The squeezing effects in the squeezed state depending on the squeeze parameter c where c=μ/ν has been investigated in ref. [39]. According to the analysis given in ref. [39] (see Fig. 1(a) in ref. [39]), the squeezed state illustrated in Fig. 2, which corresponds to \(c=\sqrt {2}\), is the q-squeezed state at initial time, while that in Fig. 3, which corresponds to \(c=-\sqrt {2}\), is the p-squeezed state in the same situation. By comparing Figs. 2 and 3 to each other, we can conclude that the geometric phase in the q-squeezed state is nearly the same as that in the p-squeezed state.

The effects of γ on the evolution of the geometric phase can be confirmed from Figs. 2 and 3. The geometric phase increases more rapidly when γ is large. By comparing Figs. 2a and 3a with Figs. 2c and 3c, we can confirm that the geometric phase varies somewhat rapidly when ω is greater than the resonance angular frequency.

The time behavior of the geometric phase at or near the resonant state of the system may be of great interest [22, 23]. Figures 2b and 3b show that the geometric phase increases very rapidly when ω is near the resonance angular frequency. This means that the wave function in this situation varies significantly over time, because the magnitude of the geometric phase is related to the time variation of the wave function. As a matter of fact, the amplitude of the wire oscillation is remarkably augmented at the resonance state. By the way, resonance angular frequencies of suspended CNT-based nanowire resonators are not only high but also widely tunable with very high-quality factors [3]. For this reason, the vibrational modes of the system will be kept for a long time until they thoroughly damped out [11].

Figure 4 shows that the geometric phase is also affected by the amplitude of the driving force fd. As fd increases, the increment of the geometric phase in time is rapid.
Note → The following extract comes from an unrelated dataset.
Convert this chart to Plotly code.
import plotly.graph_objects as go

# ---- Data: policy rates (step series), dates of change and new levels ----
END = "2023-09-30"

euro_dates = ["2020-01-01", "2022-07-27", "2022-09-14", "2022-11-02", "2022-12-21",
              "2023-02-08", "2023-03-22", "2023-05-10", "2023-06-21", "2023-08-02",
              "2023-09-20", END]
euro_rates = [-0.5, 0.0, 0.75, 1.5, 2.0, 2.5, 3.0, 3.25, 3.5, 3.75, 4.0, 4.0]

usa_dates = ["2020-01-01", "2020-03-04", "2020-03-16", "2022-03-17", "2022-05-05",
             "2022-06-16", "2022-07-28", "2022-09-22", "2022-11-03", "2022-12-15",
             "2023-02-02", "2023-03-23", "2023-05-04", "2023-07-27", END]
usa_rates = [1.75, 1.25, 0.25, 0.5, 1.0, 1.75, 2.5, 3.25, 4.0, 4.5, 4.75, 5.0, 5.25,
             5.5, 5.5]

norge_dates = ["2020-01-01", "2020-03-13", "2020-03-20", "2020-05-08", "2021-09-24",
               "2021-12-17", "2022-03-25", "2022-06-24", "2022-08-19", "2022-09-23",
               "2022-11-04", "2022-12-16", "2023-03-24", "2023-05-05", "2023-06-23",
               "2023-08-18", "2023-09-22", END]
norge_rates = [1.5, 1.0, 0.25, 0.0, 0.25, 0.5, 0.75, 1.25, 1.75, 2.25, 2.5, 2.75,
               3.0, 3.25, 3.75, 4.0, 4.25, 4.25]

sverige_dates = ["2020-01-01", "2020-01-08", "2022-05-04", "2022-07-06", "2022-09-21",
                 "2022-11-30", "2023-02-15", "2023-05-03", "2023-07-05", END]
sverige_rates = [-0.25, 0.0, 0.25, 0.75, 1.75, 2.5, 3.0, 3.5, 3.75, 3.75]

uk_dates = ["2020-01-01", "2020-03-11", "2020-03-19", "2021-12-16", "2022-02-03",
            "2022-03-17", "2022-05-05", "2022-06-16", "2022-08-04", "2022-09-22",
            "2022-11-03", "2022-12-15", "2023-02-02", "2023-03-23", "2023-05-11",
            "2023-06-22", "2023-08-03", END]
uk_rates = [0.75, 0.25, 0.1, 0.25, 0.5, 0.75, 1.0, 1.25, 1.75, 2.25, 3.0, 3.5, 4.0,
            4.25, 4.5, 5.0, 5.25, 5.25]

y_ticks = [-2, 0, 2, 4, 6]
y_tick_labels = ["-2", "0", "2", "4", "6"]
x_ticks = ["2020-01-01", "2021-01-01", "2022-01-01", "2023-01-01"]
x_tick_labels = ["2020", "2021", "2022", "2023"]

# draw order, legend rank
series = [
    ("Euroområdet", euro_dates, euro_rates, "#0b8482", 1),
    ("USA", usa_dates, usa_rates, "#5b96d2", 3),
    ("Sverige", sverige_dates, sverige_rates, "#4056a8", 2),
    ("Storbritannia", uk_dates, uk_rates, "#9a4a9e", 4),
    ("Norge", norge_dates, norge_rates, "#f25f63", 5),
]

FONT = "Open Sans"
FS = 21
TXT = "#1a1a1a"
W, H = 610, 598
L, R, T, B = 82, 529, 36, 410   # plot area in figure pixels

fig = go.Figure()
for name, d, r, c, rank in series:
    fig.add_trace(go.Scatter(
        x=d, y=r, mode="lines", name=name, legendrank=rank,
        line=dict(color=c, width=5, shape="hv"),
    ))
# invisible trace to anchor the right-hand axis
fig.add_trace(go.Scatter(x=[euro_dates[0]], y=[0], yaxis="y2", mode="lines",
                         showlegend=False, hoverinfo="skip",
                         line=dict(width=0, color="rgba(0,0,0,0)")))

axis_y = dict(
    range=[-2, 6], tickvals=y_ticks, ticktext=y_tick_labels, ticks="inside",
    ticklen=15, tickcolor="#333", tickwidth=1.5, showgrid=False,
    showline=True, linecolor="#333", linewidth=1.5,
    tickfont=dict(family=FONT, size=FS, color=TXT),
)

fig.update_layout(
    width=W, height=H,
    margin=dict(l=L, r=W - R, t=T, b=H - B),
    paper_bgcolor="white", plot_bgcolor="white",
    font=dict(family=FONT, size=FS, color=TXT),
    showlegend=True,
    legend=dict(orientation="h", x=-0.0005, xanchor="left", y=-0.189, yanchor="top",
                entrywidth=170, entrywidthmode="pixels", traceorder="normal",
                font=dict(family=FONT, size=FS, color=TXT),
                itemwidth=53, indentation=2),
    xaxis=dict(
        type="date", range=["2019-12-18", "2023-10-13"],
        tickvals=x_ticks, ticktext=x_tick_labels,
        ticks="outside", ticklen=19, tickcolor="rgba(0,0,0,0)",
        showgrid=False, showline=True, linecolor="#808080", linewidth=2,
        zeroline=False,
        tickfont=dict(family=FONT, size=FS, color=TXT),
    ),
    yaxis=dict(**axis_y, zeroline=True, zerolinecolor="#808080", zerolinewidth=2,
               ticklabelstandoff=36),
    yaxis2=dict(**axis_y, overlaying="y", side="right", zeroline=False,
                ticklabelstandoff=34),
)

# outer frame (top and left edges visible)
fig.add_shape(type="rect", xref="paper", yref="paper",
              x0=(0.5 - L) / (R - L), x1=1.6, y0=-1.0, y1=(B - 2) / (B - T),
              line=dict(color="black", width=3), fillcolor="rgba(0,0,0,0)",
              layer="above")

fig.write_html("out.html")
We have investigated the geometric phase in the squeezed state for the system on the basis of quantum dynamics with the Schrödinger equation. Regarding time-dependence of the Hamiltonian that describes the system, the invariant operator method has been introduced, which is a potential tool for deriving quantum solutions in the case where the Hamiltonian is described in terms of time. By means of this method, the analytical formula of the geometric phase for the CNT-based nanowire oscillation has been obtained.
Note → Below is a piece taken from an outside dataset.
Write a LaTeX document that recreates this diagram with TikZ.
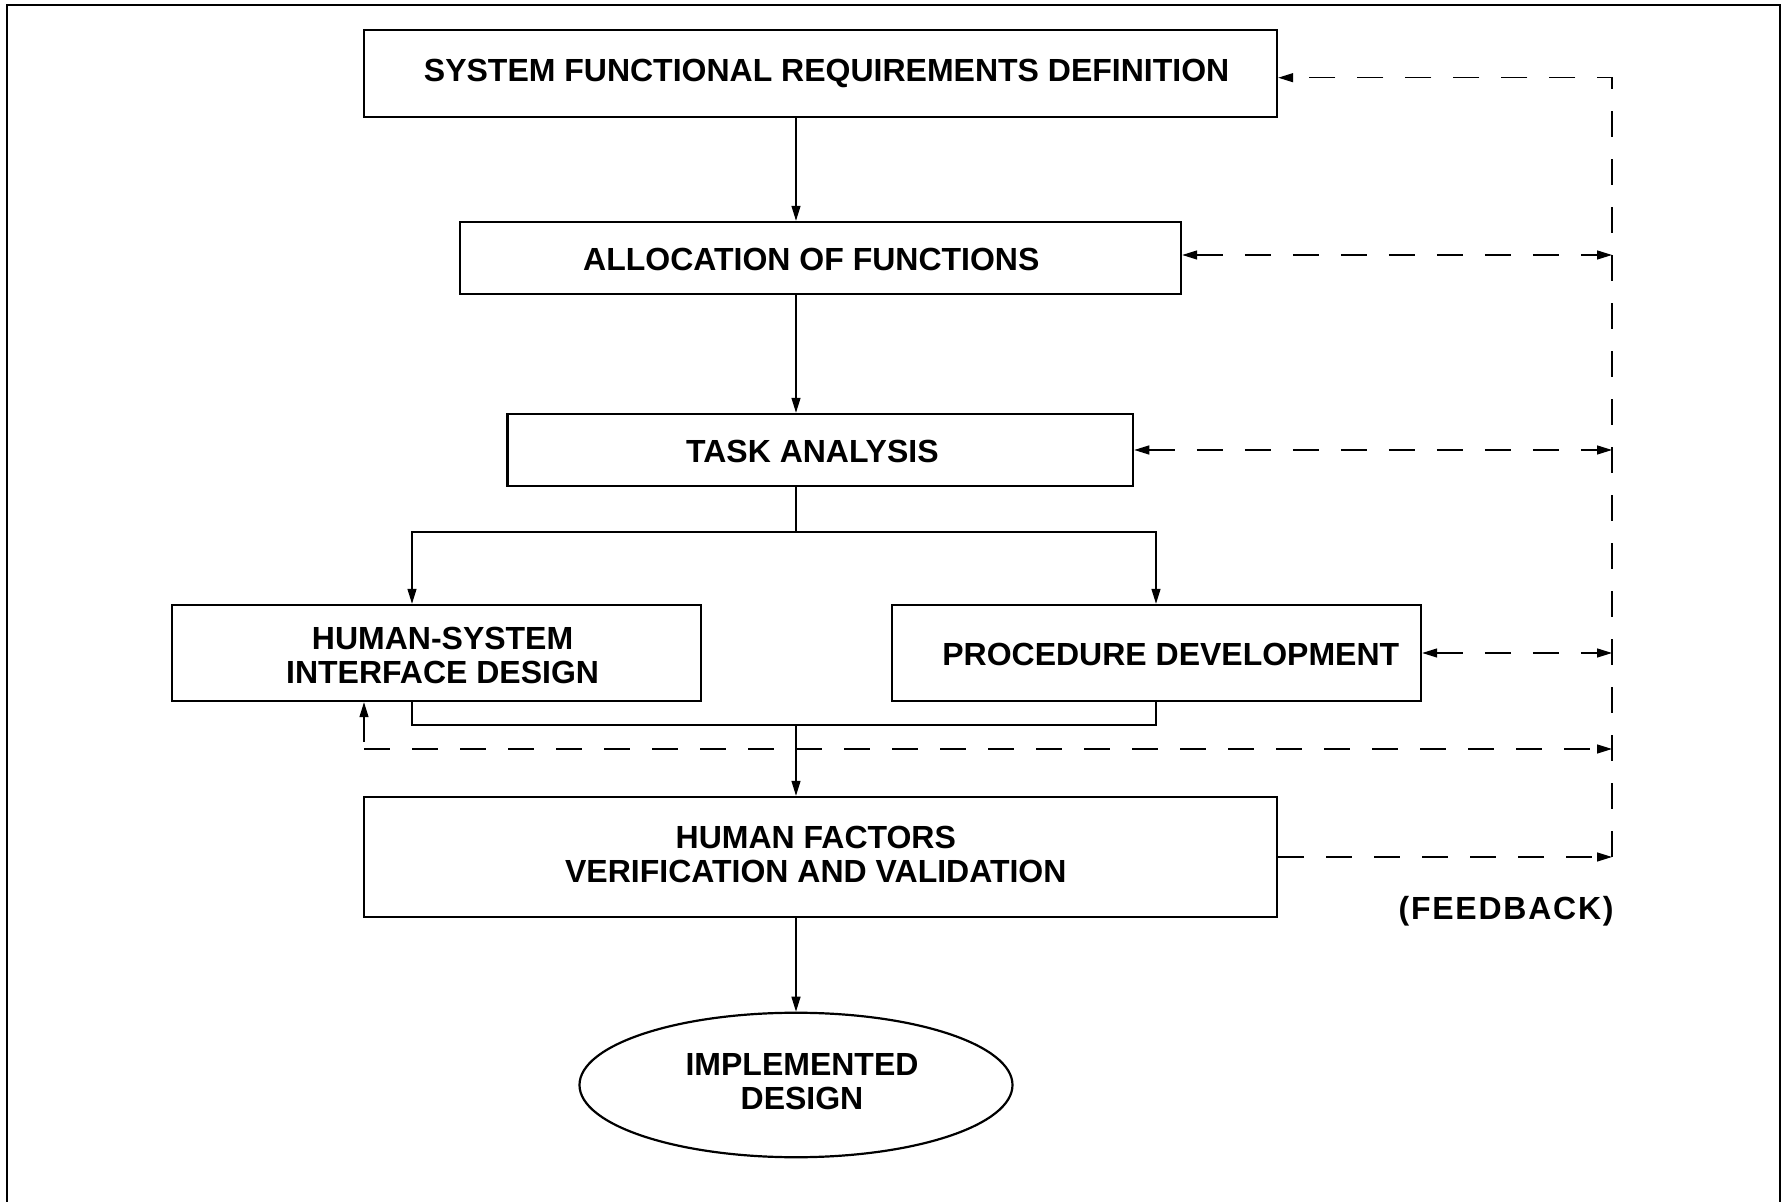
\documentclass[tikz,border=0pt]{standalone}
\usepackage{fontspec}
\newfontfamily\diafont{Liberation Sans}
\newfontfamily\fbfont{Liberation Sans}[LetterSpace=5.5]
\usetikzlibrary{arrows.meta,shapes.geometric}
\tikzset{
  boxnode/.style={draw, line width=1.2pt, inner sep=0pt},
  txt/.style={inner sep=0pt, align=center, font=\diafont\bfseries\fontsize{16}{17}\selectfont},
  conn/.style={line width=0.65pt},
  arr/.style={conn, -{Triangle[length=7.5pt,width=4.5pt]}},
  dsh/.style={line width=0.65pt, dash pattern=on 13pt off 11pt},
  darr/.style={dsh, -{Triangle[length=7.5pt,width=4.5pt]}},
  dbarr/.style={dsh, {Triangle[length=7.5pt,width=4.5pt]}-{Triangle[length=7.5pt,width=4.5pt]}},
}
\begin{document}
\begin{tikzpicture}[x=0.5pt, y=-0.5pt]
\useasboundingbox (0,0) rectangle (1784,1202);
\fill[white] (0,0) rectangle (1784,1202);
% outer frame (open at bottom)
\draw[line width=1.1pt] (7,1215) -- (7,5) -- (1780,5) -- (1780,1215);

% boxes
\node[boxnode, minimum width=456.5pt, minimum height=43.5pt] (sfrd) at (820.5,73.5) {};
\node[boxnode, minimum width=360.5pt, minimum height=36pt] (aof) at (820.5,258) {};
\node[boxnode, minimum width=312.75pt, minimum height=36pt] (ta) at (820.3,450) {};
\node[boxnode, minimum width=264.5pt, minimum height=48pt] (hsid) at (436.5,653) {};
\node[boxnode, minimum width=264.5pt, minimum height=48pt] (pd) at (1156.5,653) {};
\node[boxnode, minimum width=456.5pt, minimum height=60pt] (hfvv) at (820.5,857) {};
\node[draw, line width=1.1pt, ellipse, inner sep=0pt, minimum width=216.5pt, minimum height=72.25pt] (impl) at (796,1085) {};

% texts
\node[txt, text depth=0pt] (sfrdt) at (826.6,70) {SYSTEM FUNCTIONAL REQUIREMENTS DEFINITION};
\node[txt] (aoft) at (811.3,259.5) {ALLOCATION OF FUNCTIONS};
\node[txt] (tat) at (812.4,451.8) {TASK ANALYSIS};
\node[txt] (hsidt) at (442.6,655.5) {HUMAN-SYSTEM\\INTERFACE DESIGN};
\node[txt] (pdt) at (1170.8,654.2) {PROCEDURE DEVELOPMENT};
\node[txt] (hfvvt) at (815.8,854.8) {HUMAN FACTORS\\VERIFICATION AND VALIDATION};
\node[txt] (implt) at (802,1081.5) {IMPLEMENTED\\DESIGN};
\node[inner sep=0pt, anchor=east, font=\fbfont\bfseries\fontsize{16}{17}\selectfont] (fbt) at (1614,911.5) {(FEEDBACK)};

% helper coordinates
\coordinate (tx) at (796,0);
\coordinate (br) at (796,532);
\coordinate (lx) at (412,532);
\coordinate (rx) at (1156,532);
\coordinate (m) at (796,725);
\coordinate (ft) at (1612,77.7);
\coordinate (f2) at (1612,255);
\coordinate (fbot) at (1612,857);
\coordinate (d1) at (364,749);
\coordinate (d2) at (1612,749);
\coordinate (u0) at (364,742);

% main flow
\draw[arr] (sfrd.south -| tx) -- (aof.north -| tx);
\draw[arr] (aof.south -| tx) -- (ta.north -| tx);
\draw[arr] (ta.south -| tx) |- (lx) -- (lx |- hsid.north);
\draw[arr] (br) -| (rx |- pd.north);
\draw[conn] (hsid.south -| lx) -- (lx |- m) -- (rx |- m) -- (pd.south -| rx);
\draw[arr] (m) -- (hfvv.north -| tx);
\draw[arr] (hfvv.south -| tx) -- (impl.north);

% feedback
\draw[darr] (fbot) -- (ft) -- (ft -| sfrd.east);
\draw[dbarr] (f2 -| aof.east) -- (f2);
\draw[dbarr] (ta.east) -- (ta.east -| ft);
\draw[dbarr] (pd.east) -- (pd.east -| ft);
\draw[darr] (d1) -- (d2);
\draw[arr] (u0) -- (u0 |- hsid.south);
\draw[darr] (hfvv.east) -- (fbot);
\end{tikzpicture}
\end{document}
A detailed analysis of the phase effects, which is necessary for a theoretical understanding of the mechanical vibrations, has been carried out. Our development of the geometric phase is a fully quantum-based one with rigorous mathematical evaluations. The geometric phase is sensitive to the change of mechanical parameters and exhibits an oscillation in a large number of cases. The influence of the squeezing parameters on the evolution of the geometric phase has also been analyzed. We have confirmed a strong increase of geometric phase accumulation over time near the resonant angular frequency.

Our results illustrate the time behavior of the geometric phase that appears in the vibration of a CNT-based nanowire. The analysis of the geometric phase given in this work is important for understanding not only topological features of the system but dynamical vibrations of other nanowire-based mechanical oscillators as well. In particular, we have developed phase properties of the resonant state, of which clarification is necessary in the application of the system in quantum information technologies and other quantum-based industries [40]. The similar method and framework used in this research can also be extended to other nano systems, such as superconducting Fabry-Perot resonators [41], nano cantilevers [42], and qubit-resonator-atom hybrid systems [43].